2/ In addition, under § 479 of the N.Y. Judiciary Law,
“It shall be unlawful for any person or his agent, employee or any person acting on his behalf, to solicit or procure through solicitation either directly or indirectly legal business, or to solicit or procure through solicitation a retainer, written or oral, or any agreement authorizing an attorney to perform or render legal services, or to make it a business so to solicit or procure such business, retainers or agreements. ”
Under the described facts, it could be assumed that the fee-collection company is organized for the purpose of soliciting for, and referring all of its legal business to, the inquiring attorney’s law firm.

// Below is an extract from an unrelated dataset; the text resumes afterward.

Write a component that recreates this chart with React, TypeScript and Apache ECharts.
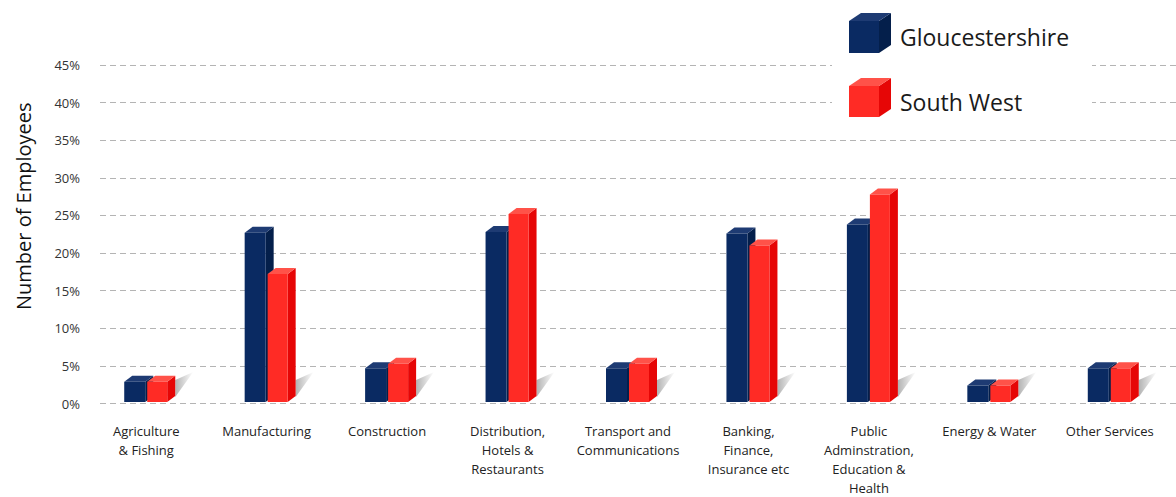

Although it is not within the purview of this Committee to render opinions on matters of law, the contemplated collection company apparently might violate Judiciary Law § 479.
3/ For example, under DR 3-102(A) a lawyer may share legal fees with non-lawyer distributees after the lawyer’s death over a period of time under an agreement with a law firm, its partners or associates; or with a deceased lawyer’s estate in completing that lawyer’s legal business in proportion to the legal services to be performed; or with non-lawyer employees in a retirement plan that may be based on profit-sharing.
4/ Fee-sharing between an attorney or a law firm and a layperson or nonlegal entity is a misdemeanor under Judiciary. Law § 491, subds. (1) and (2). Section 49 1 (1) provides in relevant part:
“It shall be unlawful for any person, partnership, corporation … to divide with or receive from … any attorney-at-law … any portion of any fee or compensation, charged or received by such attorney-at-law or any valuable consideration or reward, as an inducement for placing, or in consideration of having placed, in the hands of such attorney-at-law … a claim or demand of any kind for the purpose of collecting such claim, or bringing an action thereon, . . .”
Therefore, careful consideration should be given to potential violations of Judiciary Law § 491.